> _Task statement_
Set down each line of the material that follows, exactly, with no pictures.
----
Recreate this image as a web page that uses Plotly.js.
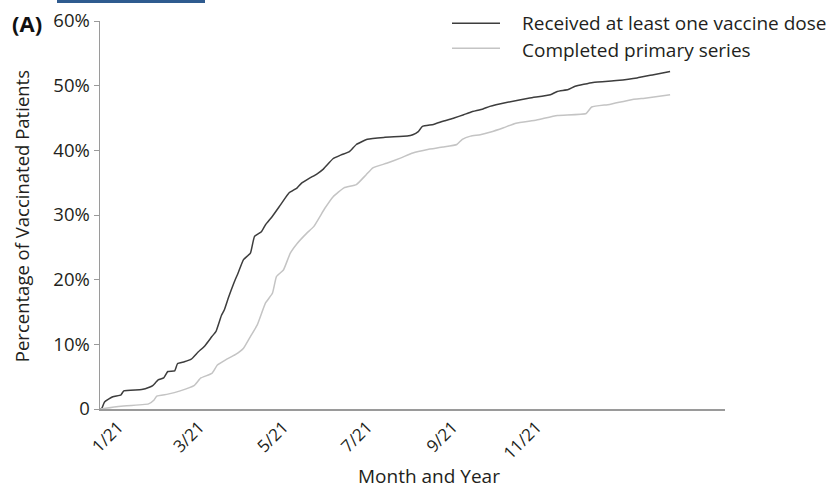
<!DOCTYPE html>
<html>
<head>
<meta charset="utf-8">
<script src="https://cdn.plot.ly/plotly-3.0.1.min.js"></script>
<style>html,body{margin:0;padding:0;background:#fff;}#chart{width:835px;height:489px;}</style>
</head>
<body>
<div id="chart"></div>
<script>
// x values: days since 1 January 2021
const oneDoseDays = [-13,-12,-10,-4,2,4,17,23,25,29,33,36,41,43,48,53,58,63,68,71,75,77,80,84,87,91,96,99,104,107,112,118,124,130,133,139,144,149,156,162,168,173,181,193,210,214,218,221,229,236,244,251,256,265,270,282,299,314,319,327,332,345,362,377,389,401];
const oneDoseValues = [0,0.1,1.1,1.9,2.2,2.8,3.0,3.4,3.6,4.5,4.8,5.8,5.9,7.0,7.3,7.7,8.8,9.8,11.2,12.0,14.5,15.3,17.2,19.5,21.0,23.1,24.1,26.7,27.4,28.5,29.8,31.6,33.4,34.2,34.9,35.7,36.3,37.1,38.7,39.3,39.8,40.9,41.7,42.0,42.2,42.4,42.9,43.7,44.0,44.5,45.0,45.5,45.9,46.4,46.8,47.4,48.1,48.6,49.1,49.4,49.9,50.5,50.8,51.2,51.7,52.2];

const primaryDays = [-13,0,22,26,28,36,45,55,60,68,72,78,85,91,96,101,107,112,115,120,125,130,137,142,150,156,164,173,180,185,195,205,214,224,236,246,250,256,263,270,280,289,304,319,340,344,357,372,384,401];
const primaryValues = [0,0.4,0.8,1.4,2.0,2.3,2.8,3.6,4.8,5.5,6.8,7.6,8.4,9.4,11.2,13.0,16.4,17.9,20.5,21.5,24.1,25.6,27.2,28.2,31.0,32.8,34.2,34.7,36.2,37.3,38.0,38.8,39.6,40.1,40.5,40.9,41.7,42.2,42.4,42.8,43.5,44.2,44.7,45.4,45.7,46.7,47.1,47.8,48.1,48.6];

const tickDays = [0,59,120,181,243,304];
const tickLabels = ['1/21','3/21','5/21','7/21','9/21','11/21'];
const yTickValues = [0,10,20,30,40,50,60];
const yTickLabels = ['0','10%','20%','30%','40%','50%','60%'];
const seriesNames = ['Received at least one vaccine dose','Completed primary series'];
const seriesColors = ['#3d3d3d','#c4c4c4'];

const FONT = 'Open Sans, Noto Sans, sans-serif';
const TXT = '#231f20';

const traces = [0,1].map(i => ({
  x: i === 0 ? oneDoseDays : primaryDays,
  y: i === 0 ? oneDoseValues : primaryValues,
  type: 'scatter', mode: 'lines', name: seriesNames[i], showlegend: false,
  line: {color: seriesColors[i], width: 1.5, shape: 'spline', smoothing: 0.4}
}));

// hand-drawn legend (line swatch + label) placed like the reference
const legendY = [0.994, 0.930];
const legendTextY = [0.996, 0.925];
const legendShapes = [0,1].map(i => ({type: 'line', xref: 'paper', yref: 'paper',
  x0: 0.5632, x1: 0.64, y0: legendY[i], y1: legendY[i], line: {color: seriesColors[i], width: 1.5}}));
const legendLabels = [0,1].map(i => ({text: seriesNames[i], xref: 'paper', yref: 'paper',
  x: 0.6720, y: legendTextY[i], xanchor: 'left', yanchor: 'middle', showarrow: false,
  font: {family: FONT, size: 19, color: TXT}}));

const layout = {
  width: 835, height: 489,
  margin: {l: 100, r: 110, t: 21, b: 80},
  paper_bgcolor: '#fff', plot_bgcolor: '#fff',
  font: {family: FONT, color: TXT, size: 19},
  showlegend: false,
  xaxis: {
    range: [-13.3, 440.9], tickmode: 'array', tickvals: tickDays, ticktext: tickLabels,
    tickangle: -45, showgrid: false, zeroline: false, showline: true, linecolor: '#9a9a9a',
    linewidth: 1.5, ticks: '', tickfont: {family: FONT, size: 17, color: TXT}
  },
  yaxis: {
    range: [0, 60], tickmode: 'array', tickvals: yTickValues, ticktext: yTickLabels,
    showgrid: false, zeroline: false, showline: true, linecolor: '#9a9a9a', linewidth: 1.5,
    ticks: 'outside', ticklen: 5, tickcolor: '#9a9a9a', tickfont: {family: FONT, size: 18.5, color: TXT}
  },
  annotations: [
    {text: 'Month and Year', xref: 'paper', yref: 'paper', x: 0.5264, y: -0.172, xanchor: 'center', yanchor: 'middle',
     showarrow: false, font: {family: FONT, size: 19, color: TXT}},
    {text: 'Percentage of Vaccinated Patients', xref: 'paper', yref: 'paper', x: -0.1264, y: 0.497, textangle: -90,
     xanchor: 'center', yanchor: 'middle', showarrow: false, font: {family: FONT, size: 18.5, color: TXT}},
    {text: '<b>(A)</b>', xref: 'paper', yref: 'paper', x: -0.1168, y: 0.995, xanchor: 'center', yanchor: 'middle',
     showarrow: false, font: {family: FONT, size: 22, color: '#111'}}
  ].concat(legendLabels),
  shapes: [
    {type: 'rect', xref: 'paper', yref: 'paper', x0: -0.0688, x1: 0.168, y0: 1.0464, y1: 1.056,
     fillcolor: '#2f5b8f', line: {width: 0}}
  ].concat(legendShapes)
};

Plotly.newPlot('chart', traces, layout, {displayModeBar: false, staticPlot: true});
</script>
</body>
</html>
----
> _Result for this task_
Recreate this image as a web page that uses Plotly.js.
<!DOCTYPE html>
<html>
<head>
<meta charset="utf-8">
<script src="https://cdn.plot.ly/plotly-3.0.1.min.js"></script>
<style>html,body{margin:0;padding:0;background:#fff;}#chart{width:835px;height:489px;}</style>
</head>
<body>
<div id="chart"></div>
<script>
// x values: days since 1 January 2021
const oneDoseDays = [-13,-12,-10,-4,2,4,17,23,25,29,33,36,41,43,48,53,58,63,68,71,75,77,80,84,87,91,96,99,104,107,112,118,124,130,133,139,144,149,156,162,168,173,181,193,210,214,218,221,229,236,244,251,256,265,270,282,299,314,319,327,332,345,362,377,389,401];
const oneDoseValues = [0,0.1,1.1,1.9,2.2,2.8,3.0,3.4,3.6,4.5,4.8,5.8,5.9,7.0,7.3,7.7,8.8,9.8,11.2,12.0,14.5,15.3,17.2,19.5,21.0,23.1,24.1,26.7,27.4,28.5,29.8,31.6,33.4,34.2,34.9,35.7,36.3,37.1,38.7,39.3,39.8,40.9,41.7,42.0,42.2,42.4,42.9,43.7,44.0,44.5,45.0,45.5,45.9,46.4,46.8,47.4,48.1,48.6,49.1,49.4,49.9,50.5,50.8,51.2,51.7,52.2];

const primaryDays = [-13,0,22,26,28,36,45,55,60,68,72,78,85,91,96,101,107,112,115,120,125,130,137,142,150,156,164,173,180,185,195,205,214,224,236,246,250,256,263,270,280,289,304,319,340,344,357,372,384,401];
const primaryValues = [0,0.4,0.8,1.4,2.0,2.3,2.8,3.6,4.8,5.5,6.8,7.6,8.4,9.4,11.2,13.0,16.4,17.9,20.5,21.5,24.1,25.6,27.2,28.2,31.0,32.8,34.2,34.7,36.2,37.3,38.0,38.8,39.6,40.1,40.5,40.9,41.7,42.2,42.4,42.8,43.5,44.2,44.7,45.4,45.7,46.7,47.1,47.8,48.1,48.6];

const tickDays = [0,59,120,181,243,304];
const tickLabels = ['1/21','3/21','5/21','7/21','9/21','11/21'];
const yTickValues = [0,10,20,30,40,50,60];
const yTickLabels = ['0','10%','20%','30%','40%','50%','60%'];
const seriesNames = ['Received at least one vaccine dose','Completed primary series'];
const seriesColors = ['#3d3d3d','#c4c4c4'];

const FONT = 'Open Sans, Noto Sans, sans-serif';
const TXT = '#231f20';

const traces = [0,1].map(i => ({
  x: i === 0 ? oneDoseDays : primaryDays,
  y: i === 0 ? oneDoseValues : primaryValues,
  type: 'scatter', mode: 'lines', name: seriesNames[i], showlegend: false,
  line: {color: seriesColors[i], width: 1.5, shape: 'spline', smoothing: 0.4}
}));

// hand-drawn legend (line swatch + label) placed like the reference
const legendY = [0.994, 0.930];
const legendTextY = [0.996, 0.925];
const legendShapes = [0,1].map(i => ({type: 'line', xref: 'paper', yref: 'paper',
  x0: 0.5632, x1: 0.64, y0: legendY[i], y1: legendY[i], line: {color: seriesColors[i], width: 1.5}}));
const legendLabels = [0,1].map(i => ({text: seriesNames[i], xref: 'paper', yref: 'paper',
  x: 0.6720, y: legendTextY[i], xanchor: 'left', yanchor: 'middle', showarrow: false,
  font: {family: FONT, size: 19, color: TXT}}));

const layout = {
  width: 835, height: 489,
  margin: {l: 100, r: 110, t: 21, b: 80},
  paper_bgcolor: '#fff', plot_bgcolor: '#fff',
  font: {family: FONT, color: TXT, size: 19},
  showlegend: false,
  xaxis: {
    range: [-13.3, 440.9], tickmode: 'array', tickvals: tickDays, ticktext: tickLabels,
    tickangle: -45, showgrid: false, zeroline: false, showline: true, linecolor: '#9a9a9a',
    linewidth: 1.5, ticks: '', tickfont: {family: FONT, size: 17, color: TXT}
  },
  yaxis: {
    range: [0, 60], tickmode: 'array', tickvals: yTickValues, ticktext: yTickLabels,
    showgrid: false, zeroline: false, showline: true, linecolor: '#9a9a9a', linewidth: 1.5,
    ticks: 'outside', ticklen: 5, tickcolor: '#9a9a9a', tickfont: {family: FONT, size: 18.5, color: TXT}
  },
  annotations: [
    {text: 'Month and Year', xref: 'paper', yref: 'paper', x: 0.5264, y: -0.172, xanchor: 'center', yanchor: 'middle',
     showarrow: false, font: {family: FONT, size: 19, color: TXT}},
    {text: 'Percentage of Vaccinated Patients', xref: 'paper', yref: 'paper', x: -0.1264, y: 0.497, textangle: -90,
     xanchor: 'center', yanchor: 'middle', showarrow: false, font: {family: FONT, size: 18.5, color: TXT}},
    {text: '<b>(A)</b>', xref: 'paper', yref: 'paper', x: -0.1168, y: 0.995, xanchor: 'center', yanchor: 'middle',
     showarrow: false, font: {family: FONT, size: 22, color: '#111'}}
  ].concat(legendLabels),
  shapes: [
    {type: 'rect', xref: 'paper', yref: 'paper', x0: -0.0688, x1: 0.168, y0: 1.0464, y1: 1.056,
     fillcolor: '#2f5b8f', line: {width: 0}}
  ].concat(legendShapes)
};

Plotly.newPlot('chart', traces, layout, {displayModeBar: false, staticPlot: true});
</script>
</body>
</html>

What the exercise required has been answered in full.